Hospitality giants Hilton Worldwide and Marriott International came to the 2013 World Economic Forum in Davos, Switzerland, with a message for global business leaders: If you want to create new jobs and spur economic development, encourage your governments to act quickly on “smart visas.”

According to the hoteliers, the term refers to “safe, secure and sustainable solutions that promote mobility, maximize the use of technology and expand programs that facilitate travel while removing process inefficiencies caused by arduous visa requirements.”

Essentially, the idea entails increased data collection and inter-governmental sharing to enhance security, customer experience and government spending on border controls.

Hilton and Marriott, which together represent more than 7,000 hotels in 90 countries, are working with the World Economic Forum Governors for the travel, tourism and aviation industry to spur global action on smart visas regionally by 2015 and globally by 2020.

Christopher J. Nassetta, president and CEO of Hilton Worldwide, believes that enabling greater international travel is “the low-hanging fruit” that can create substantial economic growth and employment.

“In 2012, the UN World Tourism Organization reported that more than one billion people traveled outside their borders -- a tremendous catalyst for global commerce and new jobs,” he said.

Eased visa restrictions, Nassetta believes, equate to increased visitation and, thus, more foreign revenue.

Turkey, for example, more than doubled its international visitation over the last decade by implementing a visa-on-arrival scheme. Australia and the United Arab Emirates have both augmented the use of simplified electronic visas, while new visa-free travel options in Beijing and Shanghai have also spurred growth. Now the ASEAN nations, too, are moving toward a common regional visa in order to promote economic development.

President Barack Obama pushed through several initiatives in his first term that successfully increased inbound travel to the U.S., including expanding the visa waiver program to new locations and bringing wait times for in-person interviews in nations like China, Brazil and Mexico down to under a week. As a result, the U.S. travel industry added 81,000 jobs in 2012.

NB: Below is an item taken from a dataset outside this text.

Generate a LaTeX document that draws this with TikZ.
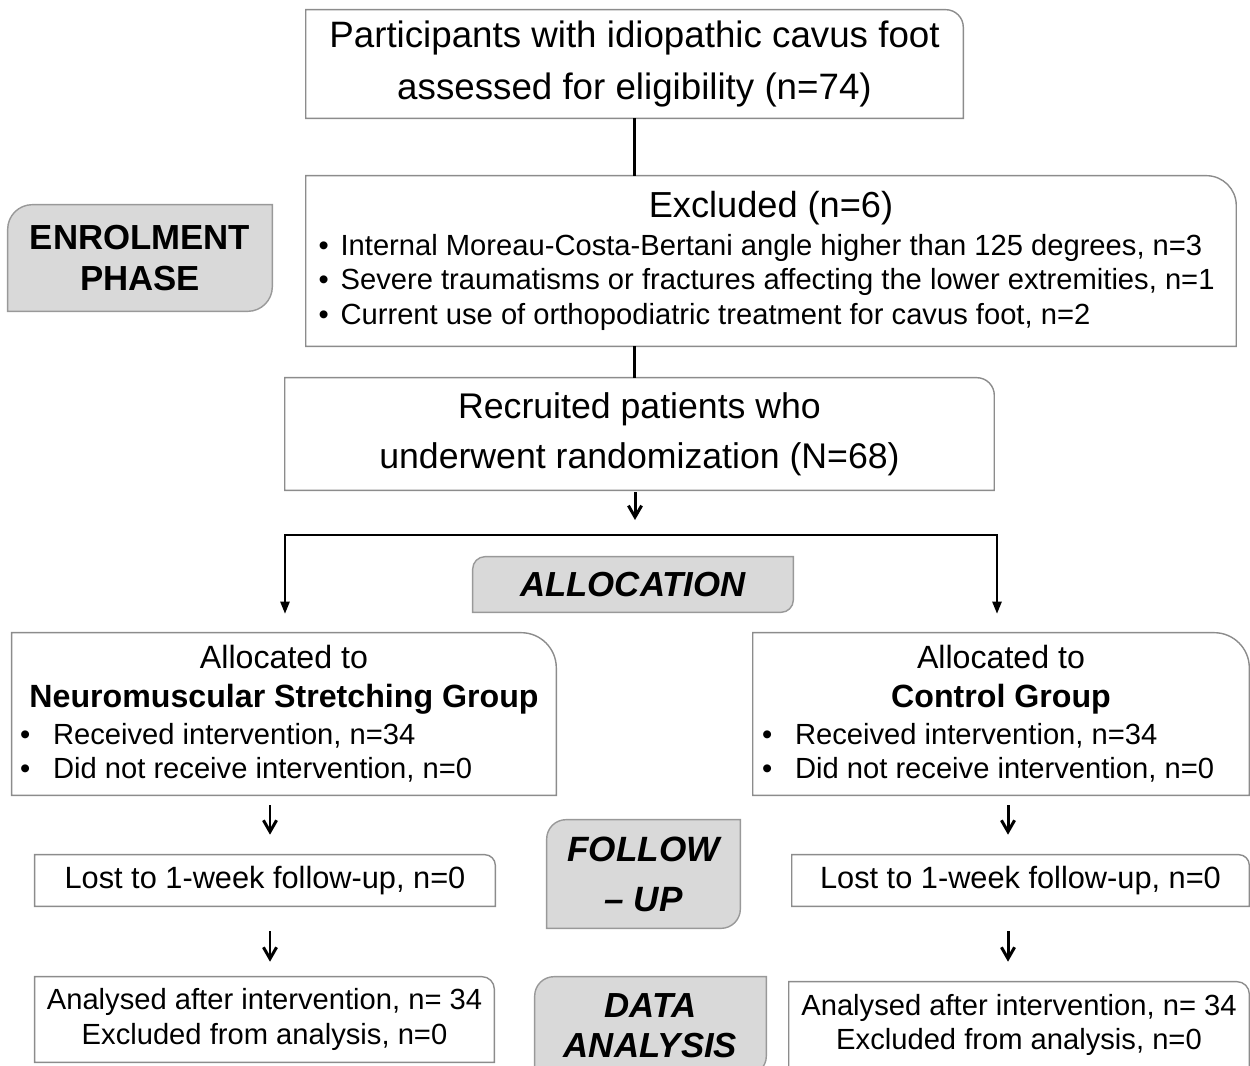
\documentclass[tikz,border=0pt]{standalone}
\usepackage{fontspec}
\setmainfont{Liberation Sans}
\usetikzlibrary{arrows.meta,backgrounds}

\newcommand{\fsz}[2]{\fontsize{#1}{#2}\selectfont}
% white box: only the top right corner is rounded
\newcommand{\cornerframe}[2]{%
  \draw[boxline] (#1.south west) -- (#1.north west) -- ([xshift=-#2]#1.north east)
    arc[start angle=90, end angle=0, radius=#2] -- (#1.south east) -- cycle;}
% grey phase box: top left and bottom right corners rounded
\newcommand{\phaseframe}[2]{%
  \filldraw[phasefill] ([yshift=-#2]#1.north west) arc[start angle=180, end angle=90, radius=#2]
    -- (#1.north east) -- ([yshift=#2]#1.south east)
    arc[start angle=0, end angle=-90, radius=#2] -- (#1.south west) -- cycle;}

\begin{document}
\begin{tikzpicture}[x=0.02cm, y=0.02cm,
    wbox/.style={inner sep=0pt, align=center},
    listbox/.style={inner sep=0pt, align=left, font=\fsz{16.6}{19.8}},
    boxline/.style={draw=gray!90, line width=0.8pt},
    phasefill/.style={fill=gray!30, draw=gray!80, line width=0.8pt},
    phase/.style={inner sep=0pt, align=center, font=\bfseries\fsz{19.8}{23.8}},
    link/.style={line width=1.6pt},
    drop/.style={link, {Triangle[length=7pt,width=5pt]}-{Triangle[length=7pt,width=5pt]}},
    downarrow/.style={line width=1.7pt, -{Straight Barb[length=6.5pt,width=7.5pt]}}
]
\useasboundingbox (0,0) rectangle (1250,-1065);

% Enrolment
\node[wbox, minimum width=13.14cm, minimum height=2.16cm, font=\fsz{20.9}{29.4}] (assess) at (634.5,-64)
    {Participants with idiopathic cavus foot\\assessed for eligibility (n=74)};

\node[listbox, minimum width=18.6cm, minimum height=3.4cm] (excl) at (771,-261) {%
    \makebox[18.1cm][c]{\fsz{20.6}{24}Excluded (n=6)}\\[1.7pt]
    \makebox[0.44cm][l]{•}Internal Moreau-Costa-Bertani angle higher than 125 degrees, n=3\\
    \makebox[0.44cm][l]{•}Severe traumatisms or fractures affecting the lower extremities, n=1\\
    \makebox[0.44cm][l]{•}Current use of orthopodiatric treatment for cavus foot, n=2};

\node[wbox, minimum width=14.18cm, minimum height=2.24cm, font=\fsz{20.3}{28.6}] (recruit) at (639.5,-434)
    {Recruited patients who\\underwent randomization (N=68)};

\node[phase, minimum width=5.28cm, minimum height=2.12cm] (enrol) at (140,-258) {ENROLMENT\\PHASE};

% Allocation
\node[phase, font=\bfseries\itshape\fsz{19.8}{24}, minimum width=6.4cm, minimum height=1.1cm] (alloc)
    at (633,-584.5) {ALLOCATION};

\node[listbox, minimum width=10.88cm, minimum height=3.24cm] (grpA) at (284,-714) {%
    \makebox[10.56cm][c]{\fsz{18.3}{21}Allocated to}\\[2.2pt]
    \makebox[10.56cm][c]{\fsz{18.3}{21}\bfseries Neuromuscular Stretching Group}\\[1.2pt]
    \makebox[0.66cm][l]{•}Received intervention, n=34\\
    \makebox[0.66cm][l]{•}Did not receive intervention, n=0};

\node[listbox, minimum width=9.92cm, minimum height=3.24cm] (grpB) at (1001,-714) {%
    \makebox[9.56cm][c]{\fsz{18.3}{21}Allocated to}\\[2.2pt]
    \makebox[9.56cm][c]{\fsz{18.3}{21}\bfseries Control Group}\\[1.2pt]
    \makebox[0.66cm][l]{•}Received intervention, n=34\\
    \makebox[0.66cm][l]{•}Did not receive intervention, n=0};

% Follow-up
\node[wbox, minimum width=9.2cm, minimum height=1.02cm, font=\fsz{17.5}{21}] (lostA) at (265,-880.5)
    {Lost to 1-week follow-up, n=0};
\node[wbox, minimum width=9.14cm, minimum height=1.02cm, font=\fsz{17.5}{21}] (lostB) at (1020.5,-880.5)
    {Lost to 1-week follow-up, n=0};
\node[phase, font=\bfseries\itshape\fsz{20}{28.4}, minimum width=3.86cm, minimum height=2.16cm] (follow)
    at (643.5,-874) {FOLLOW\\– UP};

% Data analysis
\node[wbox, minimum width=9.18cm, minimum height=1.7cm, font=\fsz{16.6}{19.8}] (anaA) at (264.5,-1019.5)
    {Analysed after intervention, n= 34\\Excluded from analysis, n=0};
\node[wbox, minimum width=9.2cm, minimum height=1.72cm, font=\fsz{16.6}{19.8}] (anaB) at (1019,-1025)
    {Analysed after intervention, n= 34\\Excluded from analysis, n=0};
\node[phase, font=\bfseries\itshape\fsz{19.8}{22.7}, minimum width=4.62cm, minimum height=1.96cm] (data)
    at (650.5,-1026) {DATA\\ANALYSIS};

% Frames behind the texts
\begin{scope}[on background layer]
    \foreach \n/\r in {assess/10pt, excl/17pt, recruit/10pt, grpA/20pt, grpB/20pt,
                       lostA/6pt, lostB/6pt, anaA/7pt, anaB/7pt}
        {\cornerframe{\n}{\r}}
    \foreach \n/\r in {enrol/14pt, alloc/7pt, follow/11pt, data/11pt}
        {\phaseframe{\n}{\r}}
\end{scope}

% Connectors
\coordinate (split) at (635,-535);
\coordinate (dropL) at (285,-614);
\coordinate (dropR) at (997,-614);
\coordinate (colA) at (270,-820);
\coordinate (colB) at (1008,-820);

\draw[link] (assess.south) -- (assess.south |- excl.north);
\draw[link] (excl.south -| assess.south) -- (recruit.north -| assess.south);
\draw[downarrow, line width=1.7pt, shorten <=1pt, shorten >=0.3cm] (recruit.south -| split) -- (split);
\draw[drop] (dropL) |- (split) -| (dropR);

\draw[downarrow, shorten <=0.2cm, shorten >=0.4cm] (grpA.south -| colA) -- (lostA.north -| colA);
\draw[downarrow, shorten <=0.5cm, shorten >=0.3cm] (lostA.south -| colA) -- (anaA.north -| colA);
\draw[downarrow, shorten <=0.2cm, shorten >=0.4cm] (grpB.south -| colB) -- (lostB.north -| colB);
\draw[downarrow, shorten <=0.5cm, shorten >=0.4cm] (lostB.south -| colB) -- (anaB.north -| colB);

\end{tikzpicture}
\end{document}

The World Travel and Tourism Council estimates that the industry as a whole employs more than 98 million people worldwide and accounted for 9.1 percent of total worldwide GDP in 2011.

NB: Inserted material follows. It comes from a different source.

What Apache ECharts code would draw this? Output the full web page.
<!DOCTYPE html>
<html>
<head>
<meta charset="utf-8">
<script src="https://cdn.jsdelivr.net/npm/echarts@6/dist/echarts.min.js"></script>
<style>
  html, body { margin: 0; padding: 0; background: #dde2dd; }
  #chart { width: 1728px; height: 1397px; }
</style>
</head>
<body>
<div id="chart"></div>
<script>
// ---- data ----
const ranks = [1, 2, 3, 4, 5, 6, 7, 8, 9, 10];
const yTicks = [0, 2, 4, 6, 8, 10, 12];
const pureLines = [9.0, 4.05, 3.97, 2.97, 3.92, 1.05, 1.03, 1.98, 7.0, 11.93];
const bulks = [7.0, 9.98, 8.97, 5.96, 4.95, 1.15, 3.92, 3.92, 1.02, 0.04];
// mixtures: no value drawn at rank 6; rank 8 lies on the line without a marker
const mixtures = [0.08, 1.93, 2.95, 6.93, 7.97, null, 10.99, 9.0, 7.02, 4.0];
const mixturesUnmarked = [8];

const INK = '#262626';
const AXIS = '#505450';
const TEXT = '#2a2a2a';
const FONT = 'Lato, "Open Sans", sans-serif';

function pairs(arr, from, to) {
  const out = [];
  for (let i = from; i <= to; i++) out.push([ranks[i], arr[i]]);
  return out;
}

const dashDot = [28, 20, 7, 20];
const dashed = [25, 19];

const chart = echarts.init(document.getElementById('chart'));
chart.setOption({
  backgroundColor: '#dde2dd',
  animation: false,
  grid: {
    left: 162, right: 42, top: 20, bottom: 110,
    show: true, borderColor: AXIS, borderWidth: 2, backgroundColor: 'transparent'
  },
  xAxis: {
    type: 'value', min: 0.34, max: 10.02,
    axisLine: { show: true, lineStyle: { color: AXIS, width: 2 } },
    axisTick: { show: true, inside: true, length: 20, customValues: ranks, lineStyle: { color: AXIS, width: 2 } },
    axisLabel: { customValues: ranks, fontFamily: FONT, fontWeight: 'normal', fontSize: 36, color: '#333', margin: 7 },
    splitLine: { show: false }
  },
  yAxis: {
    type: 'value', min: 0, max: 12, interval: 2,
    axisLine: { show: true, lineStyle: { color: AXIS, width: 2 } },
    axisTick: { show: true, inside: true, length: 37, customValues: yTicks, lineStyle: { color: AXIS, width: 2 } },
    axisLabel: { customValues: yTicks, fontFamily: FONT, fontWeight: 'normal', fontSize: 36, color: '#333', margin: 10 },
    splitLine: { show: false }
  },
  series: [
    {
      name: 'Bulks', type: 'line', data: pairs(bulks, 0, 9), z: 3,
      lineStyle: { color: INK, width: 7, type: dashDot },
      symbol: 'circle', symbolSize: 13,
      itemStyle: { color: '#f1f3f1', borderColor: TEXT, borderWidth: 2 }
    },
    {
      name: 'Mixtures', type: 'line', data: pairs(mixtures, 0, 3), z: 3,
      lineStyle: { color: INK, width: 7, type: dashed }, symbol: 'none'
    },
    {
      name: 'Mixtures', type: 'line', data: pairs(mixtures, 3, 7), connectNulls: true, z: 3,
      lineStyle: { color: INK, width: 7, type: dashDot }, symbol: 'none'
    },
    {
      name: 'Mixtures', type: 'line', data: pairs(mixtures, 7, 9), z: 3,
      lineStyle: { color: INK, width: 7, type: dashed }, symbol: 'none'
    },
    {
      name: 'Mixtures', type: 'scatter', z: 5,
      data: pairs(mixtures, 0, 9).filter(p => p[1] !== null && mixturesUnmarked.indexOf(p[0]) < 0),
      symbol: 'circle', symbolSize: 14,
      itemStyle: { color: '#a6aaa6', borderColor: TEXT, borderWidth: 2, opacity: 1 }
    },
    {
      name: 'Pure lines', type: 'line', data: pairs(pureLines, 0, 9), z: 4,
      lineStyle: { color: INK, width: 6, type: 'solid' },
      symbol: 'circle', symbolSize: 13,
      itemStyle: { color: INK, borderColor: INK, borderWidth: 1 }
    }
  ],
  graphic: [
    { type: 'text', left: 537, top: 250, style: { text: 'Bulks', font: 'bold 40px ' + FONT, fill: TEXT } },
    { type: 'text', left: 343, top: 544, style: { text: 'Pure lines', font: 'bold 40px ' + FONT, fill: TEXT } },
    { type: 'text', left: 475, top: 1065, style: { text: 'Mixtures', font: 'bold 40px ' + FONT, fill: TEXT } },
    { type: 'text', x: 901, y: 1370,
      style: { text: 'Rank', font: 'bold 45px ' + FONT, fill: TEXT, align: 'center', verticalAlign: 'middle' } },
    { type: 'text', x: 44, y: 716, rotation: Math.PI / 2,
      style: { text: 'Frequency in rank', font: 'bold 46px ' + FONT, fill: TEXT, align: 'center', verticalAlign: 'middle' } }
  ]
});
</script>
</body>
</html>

“Smart governments are thinking about international travel and tourism as trade, and they are doing everything they can to remove barriers and be more strategic in addressing visas and other access issues that discourage people from traveling and doing business,” said Arne Sorenson, president and CEO of Marriott International.

Sorenson called on world leaders “to be visionary about a future world of interconnected markets.” If they are, he said the end result could be 2 billion world travelers in the next decade.